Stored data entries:
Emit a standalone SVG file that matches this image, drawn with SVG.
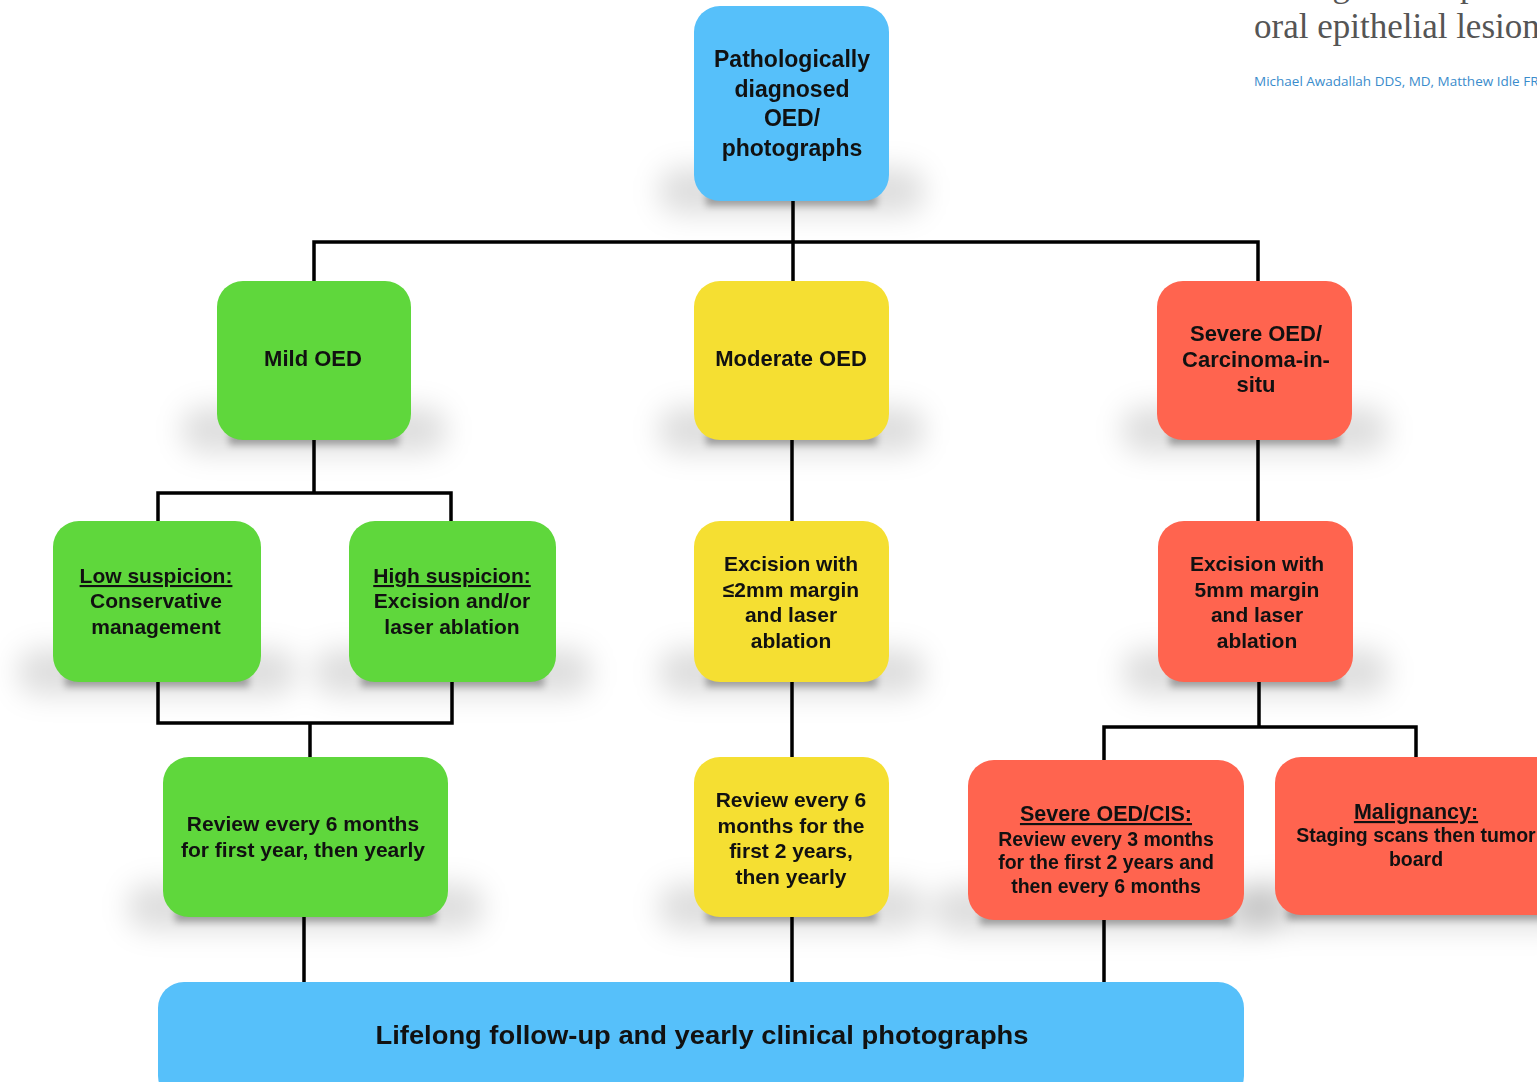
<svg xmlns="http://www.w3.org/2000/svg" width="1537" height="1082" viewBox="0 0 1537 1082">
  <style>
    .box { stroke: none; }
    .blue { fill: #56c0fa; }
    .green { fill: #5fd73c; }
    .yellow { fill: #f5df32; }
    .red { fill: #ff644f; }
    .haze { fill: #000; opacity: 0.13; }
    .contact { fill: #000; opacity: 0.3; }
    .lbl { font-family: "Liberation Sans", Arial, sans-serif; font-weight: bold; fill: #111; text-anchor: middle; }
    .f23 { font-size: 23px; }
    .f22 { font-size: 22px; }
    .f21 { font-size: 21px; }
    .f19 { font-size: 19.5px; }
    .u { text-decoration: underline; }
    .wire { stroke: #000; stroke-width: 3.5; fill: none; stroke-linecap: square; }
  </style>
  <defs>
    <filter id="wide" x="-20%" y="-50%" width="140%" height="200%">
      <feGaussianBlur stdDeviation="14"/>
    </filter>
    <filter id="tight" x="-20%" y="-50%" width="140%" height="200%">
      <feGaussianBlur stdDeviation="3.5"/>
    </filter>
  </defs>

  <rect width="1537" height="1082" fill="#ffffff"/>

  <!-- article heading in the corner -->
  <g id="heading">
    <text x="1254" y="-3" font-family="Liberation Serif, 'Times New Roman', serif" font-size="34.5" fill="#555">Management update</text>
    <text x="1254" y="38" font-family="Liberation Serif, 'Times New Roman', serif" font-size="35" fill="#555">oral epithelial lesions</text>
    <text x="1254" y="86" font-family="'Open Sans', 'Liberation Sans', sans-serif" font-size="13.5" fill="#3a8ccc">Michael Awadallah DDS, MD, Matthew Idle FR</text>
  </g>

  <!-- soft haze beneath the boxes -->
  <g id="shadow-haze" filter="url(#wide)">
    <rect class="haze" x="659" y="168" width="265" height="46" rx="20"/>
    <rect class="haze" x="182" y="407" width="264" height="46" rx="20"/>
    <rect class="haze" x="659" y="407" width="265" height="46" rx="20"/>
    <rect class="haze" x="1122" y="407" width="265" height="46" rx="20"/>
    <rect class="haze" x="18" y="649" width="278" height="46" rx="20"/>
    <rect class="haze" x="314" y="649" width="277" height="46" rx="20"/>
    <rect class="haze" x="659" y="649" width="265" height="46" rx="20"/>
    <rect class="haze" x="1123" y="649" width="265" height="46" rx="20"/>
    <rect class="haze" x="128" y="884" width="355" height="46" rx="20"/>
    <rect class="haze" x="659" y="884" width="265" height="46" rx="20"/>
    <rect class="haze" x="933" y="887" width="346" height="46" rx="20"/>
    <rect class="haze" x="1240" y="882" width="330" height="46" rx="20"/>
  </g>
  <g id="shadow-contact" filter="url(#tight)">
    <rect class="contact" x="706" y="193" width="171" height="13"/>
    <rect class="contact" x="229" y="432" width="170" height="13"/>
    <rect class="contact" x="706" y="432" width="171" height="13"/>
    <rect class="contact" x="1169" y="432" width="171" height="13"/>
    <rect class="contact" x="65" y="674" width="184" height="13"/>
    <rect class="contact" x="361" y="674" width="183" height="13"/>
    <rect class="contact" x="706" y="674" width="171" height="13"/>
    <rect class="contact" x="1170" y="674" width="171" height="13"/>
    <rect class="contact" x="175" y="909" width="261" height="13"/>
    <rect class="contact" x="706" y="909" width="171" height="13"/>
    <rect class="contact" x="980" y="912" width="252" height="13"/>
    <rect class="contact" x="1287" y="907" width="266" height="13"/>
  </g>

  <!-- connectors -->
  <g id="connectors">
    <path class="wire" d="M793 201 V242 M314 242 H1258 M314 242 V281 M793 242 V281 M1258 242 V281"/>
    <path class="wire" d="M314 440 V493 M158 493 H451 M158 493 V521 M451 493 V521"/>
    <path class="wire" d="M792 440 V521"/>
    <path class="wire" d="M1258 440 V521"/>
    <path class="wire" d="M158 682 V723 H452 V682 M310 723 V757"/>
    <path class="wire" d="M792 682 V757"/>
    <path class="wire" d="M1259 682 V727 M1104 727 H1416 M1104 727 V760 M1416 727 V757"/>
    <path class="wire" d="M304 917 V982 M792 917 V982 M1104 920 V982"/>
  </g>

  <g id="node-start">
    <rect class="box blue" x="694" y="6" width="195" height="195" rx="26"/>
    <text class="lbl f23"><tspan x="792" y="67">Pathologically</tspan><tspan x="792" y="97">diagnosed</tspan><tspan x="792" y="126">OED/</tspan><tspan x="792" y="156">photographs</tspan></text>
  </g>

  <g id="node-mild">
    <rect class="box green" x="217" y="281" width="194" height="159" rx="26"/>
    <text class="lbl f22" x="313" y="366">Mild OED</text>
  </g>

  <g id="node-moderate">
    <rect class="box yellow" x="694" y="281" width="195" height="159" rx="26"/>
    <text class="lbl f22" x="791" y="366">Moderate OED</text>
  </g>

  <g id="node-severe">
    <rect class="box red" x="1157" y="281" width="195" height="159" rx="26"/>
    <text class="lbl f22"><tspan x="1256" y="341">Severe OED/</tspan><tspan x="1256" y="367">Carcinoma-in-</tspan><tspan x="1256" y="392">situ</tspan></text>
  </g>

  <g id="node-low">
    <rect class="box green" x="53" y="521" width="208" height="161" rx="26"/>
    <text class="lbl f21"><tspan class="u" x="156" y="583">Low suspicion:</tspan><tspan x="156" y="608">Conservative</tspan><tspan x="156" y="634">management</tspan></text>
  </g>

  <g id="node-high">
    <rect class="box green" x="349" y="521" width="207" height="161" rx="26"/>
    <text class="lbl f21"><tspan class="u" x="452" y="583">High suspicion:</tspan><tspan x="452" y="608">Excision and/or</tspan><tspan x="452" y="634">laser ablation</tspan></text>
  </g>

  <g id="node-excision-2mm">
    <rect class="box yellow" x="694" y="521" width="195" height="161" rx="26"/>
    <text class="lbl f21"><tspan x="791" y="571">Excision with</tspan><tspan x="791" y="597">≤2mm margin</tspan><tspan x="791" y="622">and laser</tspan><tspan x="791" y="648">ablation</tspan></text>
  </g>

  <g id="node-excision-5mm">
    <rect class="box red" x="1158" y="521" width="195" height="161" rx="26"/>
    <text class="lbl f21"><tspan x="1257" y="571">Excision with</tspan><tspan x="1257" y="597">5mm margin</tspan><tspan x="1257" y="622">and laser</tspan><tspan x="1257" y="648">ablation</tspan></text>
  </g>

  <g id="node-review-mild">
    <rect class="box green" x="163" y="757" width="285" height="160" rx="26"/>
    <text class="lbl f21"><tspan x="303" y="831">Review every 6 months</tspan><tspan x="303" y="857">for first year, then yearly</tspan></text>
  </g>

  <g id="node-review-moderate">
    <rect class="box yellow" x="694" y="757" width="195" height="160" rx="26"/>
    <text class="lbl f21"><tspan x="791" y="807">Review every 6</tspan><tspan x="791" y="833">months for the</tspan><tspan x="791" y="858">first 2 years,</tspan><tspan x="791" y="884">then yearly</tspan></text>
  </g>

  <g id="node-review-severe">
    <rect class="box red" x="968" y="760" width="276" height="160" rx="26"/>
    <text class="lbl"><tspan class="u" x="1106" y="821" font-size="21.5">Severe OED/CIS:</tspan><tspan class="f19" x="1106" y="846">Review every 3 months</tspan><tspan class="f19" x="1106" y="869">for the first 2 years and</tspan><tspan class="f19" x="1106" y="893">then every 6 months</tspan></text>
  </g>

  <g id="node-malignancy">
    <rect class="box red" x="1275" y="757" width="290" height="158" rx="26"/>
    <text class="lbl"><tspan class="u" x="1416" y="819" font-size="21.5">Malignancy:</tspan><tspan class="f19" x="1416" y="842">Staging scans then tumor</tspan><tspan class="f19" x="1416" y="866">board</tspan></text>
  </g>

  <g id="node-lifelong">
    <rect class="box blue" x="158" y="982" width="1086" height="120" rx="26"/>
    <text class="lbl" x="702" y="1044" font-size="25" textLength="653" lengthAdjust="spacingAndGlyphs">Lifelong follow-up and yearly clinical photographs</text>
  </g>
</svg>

* * *

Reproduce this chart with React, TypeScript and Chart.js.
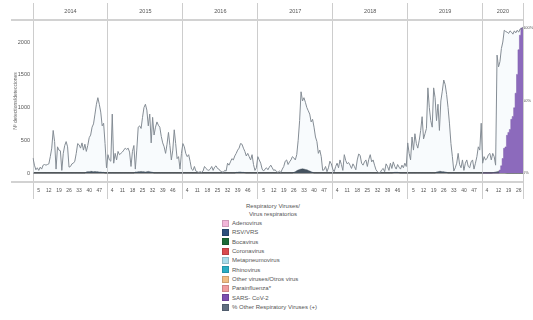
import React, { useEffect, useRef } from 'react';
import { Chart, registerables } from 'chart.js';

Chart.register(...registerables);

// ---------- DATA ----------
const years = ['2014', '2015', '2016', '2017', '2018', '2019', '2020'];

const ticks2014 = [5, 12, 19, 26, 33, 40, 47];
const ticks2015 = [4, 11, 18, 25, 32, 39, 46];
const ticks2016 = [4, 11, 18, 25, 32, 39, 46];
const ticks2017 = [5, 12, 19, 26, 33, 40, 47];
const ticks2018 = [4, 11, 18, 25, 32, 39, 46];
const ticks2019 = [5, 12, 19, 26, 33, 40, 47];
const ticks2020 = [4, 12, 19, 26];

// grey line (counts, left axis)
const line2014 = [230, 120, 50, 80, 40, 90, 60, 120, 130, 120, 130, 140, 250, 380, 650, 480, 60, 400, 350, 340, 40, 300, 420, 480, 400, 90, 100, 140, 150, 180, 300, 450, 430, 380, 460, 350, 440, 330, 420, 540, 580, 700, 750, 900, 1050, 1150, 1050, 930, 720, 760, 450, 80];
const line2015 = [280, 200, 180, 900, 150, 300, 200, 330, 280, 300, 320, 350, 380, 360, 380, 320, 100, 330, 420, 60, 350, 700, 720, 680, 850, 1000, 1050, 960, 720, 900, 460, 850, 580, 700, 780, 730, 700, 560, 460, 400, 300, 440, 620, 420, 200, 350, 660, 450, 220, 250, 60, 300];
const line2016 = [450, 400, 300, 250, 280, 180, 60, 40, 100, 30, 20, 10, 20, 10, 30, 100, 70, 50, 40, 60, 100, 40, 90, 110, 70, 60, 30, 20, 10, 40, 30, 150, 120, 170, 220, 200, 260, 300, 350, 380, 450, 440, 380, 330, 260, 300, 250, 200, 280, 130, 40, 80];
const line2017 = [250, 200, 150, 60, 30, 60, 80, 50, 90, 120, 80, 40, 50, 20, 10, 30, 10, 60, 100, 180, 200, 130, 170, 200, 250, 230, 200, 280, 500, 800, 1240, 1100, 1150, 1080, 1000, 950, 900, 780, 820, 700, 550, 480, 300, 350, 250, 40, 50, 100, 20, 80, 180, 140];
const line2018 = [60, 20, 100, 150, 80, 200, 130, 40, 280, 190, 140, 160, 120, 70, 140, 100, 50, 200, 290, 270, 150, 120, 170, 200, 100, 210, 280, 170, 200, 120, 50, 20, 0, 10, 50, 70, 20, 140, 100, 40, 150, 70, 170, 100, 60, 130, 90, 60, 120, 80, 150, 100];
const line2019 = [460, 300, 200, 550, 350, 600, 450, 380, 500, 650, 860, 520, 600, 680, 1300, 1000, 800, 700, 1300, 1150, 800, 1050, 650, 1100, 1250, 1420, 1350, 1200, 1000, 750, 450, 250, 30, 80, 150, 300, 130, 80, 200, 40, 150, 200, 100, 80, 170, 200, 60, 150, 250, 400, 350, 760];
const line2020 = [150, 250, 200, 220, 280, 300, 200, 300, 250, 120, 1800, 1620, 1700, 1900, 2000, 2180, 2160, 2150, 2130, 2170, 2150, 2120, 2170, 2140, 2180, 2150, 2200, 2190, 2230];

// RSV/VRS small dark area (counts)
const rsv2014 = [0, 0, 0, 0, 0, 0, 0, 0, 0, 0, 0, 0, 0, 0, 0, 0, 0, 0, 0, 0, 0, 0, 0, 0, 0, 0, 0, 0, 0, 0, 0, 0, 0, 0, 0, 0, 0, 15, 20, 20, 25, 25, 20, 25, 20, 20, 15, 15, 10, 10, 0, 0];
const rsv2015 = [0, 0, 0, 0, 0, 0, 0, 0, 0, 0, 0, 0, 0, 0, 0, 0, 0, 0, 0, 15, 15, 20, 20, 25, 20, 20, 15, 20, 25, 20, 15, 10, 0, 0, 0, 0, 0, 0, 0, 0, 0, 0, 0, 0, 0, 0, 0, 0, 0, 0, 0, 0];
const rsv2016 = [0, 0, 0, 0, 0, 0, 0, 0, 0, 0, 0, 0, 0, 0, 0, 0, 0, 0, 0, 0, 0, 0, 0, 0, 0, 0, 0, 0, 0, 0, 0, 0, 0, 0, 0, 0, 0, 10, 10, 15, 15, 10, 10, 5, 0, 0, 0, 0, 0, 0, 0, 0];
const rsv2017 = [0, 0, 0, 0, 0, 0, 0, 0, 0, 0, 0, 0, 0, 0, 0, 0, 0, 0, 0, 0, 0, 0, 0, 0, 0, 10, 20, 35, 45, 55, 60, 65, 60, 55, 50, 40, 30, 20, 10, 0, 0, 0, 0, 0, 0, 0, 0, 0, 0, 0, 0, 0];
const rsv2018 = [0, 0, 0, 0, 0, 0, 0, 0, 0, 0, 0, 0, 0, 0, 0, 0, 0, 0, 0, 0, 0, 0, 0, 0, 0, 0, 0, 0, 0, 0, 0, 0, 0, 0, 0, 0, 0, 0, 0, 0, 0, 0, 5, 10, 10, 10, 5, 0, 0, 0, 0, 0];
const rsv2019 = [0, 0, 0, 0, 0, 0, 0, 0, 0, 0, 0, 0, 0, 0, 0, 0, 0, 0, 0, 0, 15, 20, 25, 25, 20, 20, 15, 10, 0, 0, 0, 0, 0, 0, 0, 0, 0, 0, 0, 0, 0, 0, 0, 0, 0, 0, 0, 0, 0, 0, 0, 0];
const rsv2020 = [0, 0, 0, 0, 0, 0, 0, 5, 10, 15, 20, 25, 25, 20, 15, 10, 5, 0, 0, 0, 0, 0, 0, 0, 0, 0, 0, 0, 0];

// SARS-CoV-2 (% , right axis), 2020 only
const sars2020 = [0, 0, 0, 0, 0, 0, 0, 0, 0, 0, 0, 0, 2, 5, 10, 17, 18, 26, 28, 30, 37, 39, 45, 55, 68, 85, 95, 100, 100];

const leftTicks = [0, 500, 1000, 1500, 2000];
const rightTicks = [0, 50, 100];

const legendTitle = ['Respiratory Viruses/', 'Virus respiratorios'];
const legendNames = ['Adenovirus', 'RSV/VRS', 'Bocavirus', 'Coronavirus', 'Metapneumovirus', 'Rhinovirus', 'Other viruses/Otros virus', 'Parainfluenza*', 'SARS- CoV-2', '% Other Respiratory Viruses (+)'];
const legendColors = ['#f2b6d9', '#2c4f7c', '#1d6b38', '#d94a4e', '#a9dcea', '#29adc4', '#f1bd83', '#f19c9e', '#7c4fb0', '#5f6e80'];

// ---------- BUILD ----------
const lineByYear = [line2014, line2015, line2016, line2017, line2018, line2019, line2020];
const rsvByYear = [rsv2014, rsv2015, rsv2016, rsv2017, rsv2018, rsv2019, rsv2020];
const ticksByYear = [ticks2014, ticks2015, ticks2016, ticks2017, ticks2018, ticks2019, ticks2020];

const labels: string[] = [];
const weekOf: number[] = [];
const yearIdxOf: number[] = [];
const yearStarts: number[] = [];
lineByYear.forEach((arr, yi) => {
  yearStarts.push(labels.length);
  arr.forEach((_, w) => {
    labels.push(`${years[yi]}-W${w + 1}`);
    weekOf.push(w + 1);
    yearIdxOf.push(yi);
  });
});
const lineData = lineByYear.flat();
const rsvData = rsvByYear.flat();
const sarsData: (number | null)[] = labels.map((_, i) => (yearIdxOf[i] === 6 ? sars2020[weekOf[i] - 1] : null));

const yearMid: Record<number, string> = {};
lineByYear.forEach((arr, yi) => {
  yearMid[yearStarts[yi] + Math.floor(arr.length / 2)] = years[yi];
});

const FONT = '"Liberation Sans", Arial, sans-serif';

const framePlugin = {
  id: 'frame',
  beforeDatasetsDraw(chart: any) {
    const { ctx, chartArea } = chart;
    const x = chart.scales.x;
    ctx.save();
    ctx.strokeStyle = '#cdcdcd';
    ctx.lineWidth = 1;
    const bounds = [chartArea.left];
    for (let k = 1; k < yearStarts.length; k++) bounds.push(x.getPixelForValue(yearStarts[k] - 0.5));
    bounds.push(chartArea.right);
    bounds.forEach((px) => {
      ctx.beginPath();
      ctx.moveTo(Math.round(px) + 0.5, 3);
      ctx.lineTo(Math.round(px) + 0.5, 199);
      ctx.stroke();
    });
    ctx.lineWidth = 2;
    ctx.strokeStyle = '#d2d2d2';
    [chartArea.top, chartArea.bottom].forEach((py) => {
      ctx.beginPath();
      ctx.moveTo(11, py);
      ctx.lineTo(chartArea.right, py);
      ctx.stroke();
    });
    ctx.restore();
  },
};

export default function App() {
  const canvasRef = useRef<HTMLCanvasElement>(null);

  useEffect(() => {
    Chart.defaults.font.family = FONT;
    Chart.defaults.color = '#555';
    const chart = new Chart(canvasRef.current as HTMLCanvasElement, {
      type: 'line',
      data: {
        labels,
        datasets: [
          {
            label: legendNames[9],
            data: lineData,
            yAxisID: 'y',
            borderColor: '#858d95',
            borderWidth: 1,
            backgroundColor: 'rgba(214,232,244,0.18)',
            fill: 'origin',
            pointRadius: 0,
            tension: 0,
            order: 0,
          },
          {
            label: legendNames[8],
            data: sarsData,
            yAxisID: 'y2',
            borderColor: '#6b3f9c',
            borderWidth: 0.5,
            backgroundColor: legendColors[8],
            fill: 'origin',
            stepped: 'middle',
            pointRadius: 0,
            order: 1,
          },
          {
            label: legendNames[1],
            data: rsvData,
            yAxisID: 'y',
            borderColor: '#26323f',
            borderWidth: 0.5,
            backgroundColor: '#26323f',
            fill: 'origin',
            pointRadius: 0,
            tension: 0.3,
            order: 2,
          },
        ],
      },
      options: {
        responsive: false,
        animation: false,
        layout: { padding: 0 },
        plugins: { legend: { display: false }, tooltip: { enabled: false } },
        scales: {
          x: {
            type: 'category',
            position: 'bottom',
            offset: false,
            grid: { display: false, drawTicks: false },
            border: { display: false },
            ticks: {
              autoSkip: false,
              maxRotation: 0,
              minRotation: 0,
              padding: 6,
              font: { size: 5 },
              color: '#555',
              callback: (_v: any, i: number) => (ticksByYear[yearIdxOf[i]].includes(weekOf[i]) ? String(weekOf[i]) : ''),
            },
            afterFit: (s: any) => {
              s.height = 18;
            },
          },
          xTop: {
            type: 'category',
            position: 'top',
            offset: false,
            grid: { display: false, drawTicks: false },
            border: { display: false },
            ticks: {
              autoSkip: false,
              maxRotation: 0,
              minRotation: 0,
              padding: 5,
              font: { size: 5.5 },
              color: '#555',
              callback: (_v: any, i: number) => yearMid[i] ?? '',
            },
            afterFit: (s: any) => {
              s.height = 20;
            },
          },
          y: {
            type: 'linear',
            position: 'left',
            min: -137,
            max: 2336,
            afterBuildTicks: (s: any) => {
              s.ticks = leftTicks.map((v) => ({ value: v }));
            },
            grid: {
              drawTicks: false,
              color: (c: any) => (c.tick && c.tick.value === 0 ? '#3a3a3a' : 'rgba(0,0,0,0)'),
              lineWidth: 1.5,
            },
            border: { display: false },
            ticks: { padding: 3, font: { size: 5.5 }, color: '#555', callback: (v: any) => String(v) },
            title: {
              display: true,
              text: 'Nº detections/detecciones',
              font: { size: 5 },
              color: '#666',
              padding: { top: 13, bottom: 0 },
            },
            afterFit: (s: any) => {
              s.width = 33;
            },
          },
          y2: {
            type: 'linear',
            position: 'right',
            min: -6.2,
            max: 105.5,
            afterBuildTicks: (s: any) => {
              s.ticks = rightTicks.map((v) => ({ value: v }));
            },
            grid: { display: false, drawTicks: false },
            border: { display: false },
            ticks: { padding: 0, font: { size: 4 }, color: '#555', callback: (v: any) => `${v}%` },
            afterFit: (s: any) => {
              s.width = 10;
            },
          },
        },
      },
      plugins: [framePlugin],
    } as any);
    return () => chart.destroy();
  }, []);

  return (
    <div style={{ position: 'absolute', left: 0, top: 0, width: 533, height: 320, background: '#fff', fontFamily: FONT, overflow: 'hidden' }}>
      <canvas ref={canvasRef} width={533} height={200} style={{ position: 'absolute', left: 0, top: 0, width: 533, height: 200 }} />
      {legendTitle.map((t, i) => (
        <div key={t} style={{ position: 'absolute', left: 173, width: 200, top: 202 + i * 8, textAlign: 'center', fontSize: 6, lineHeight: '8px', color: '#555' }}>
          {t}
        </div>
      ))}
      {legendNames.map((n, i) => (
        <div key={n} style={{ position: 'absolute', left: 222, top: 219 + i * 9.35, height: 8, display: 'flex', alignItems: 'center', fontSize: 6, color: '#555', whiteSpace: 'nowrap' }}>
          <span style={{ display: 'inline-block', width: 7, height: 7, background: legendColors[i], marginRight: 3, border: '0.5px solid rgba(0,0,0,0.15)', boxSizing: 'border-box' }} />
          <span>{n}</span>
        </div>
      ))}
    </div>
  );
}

WHAT IS REQUIRED: Exactly as they stand, quote the lines beginning with the one that contains "Reproduce this chart" and ending with the one that contains "['2014', '2015', '2016', '2017', '2018', '2019', '2020'];", with no pictures.

COMPLETED TASK:
Reproduce this chart with React, TypeScript and Chart.js.
import React, { useEffect, useRef } from 'react';
import { Chart, registerables } from 'chart.js';

Chart.register(...registerables);

// ---------- DATA ----------
const years = ['2014', '2015', '2016', '2017', '2018', '2019', '2020'];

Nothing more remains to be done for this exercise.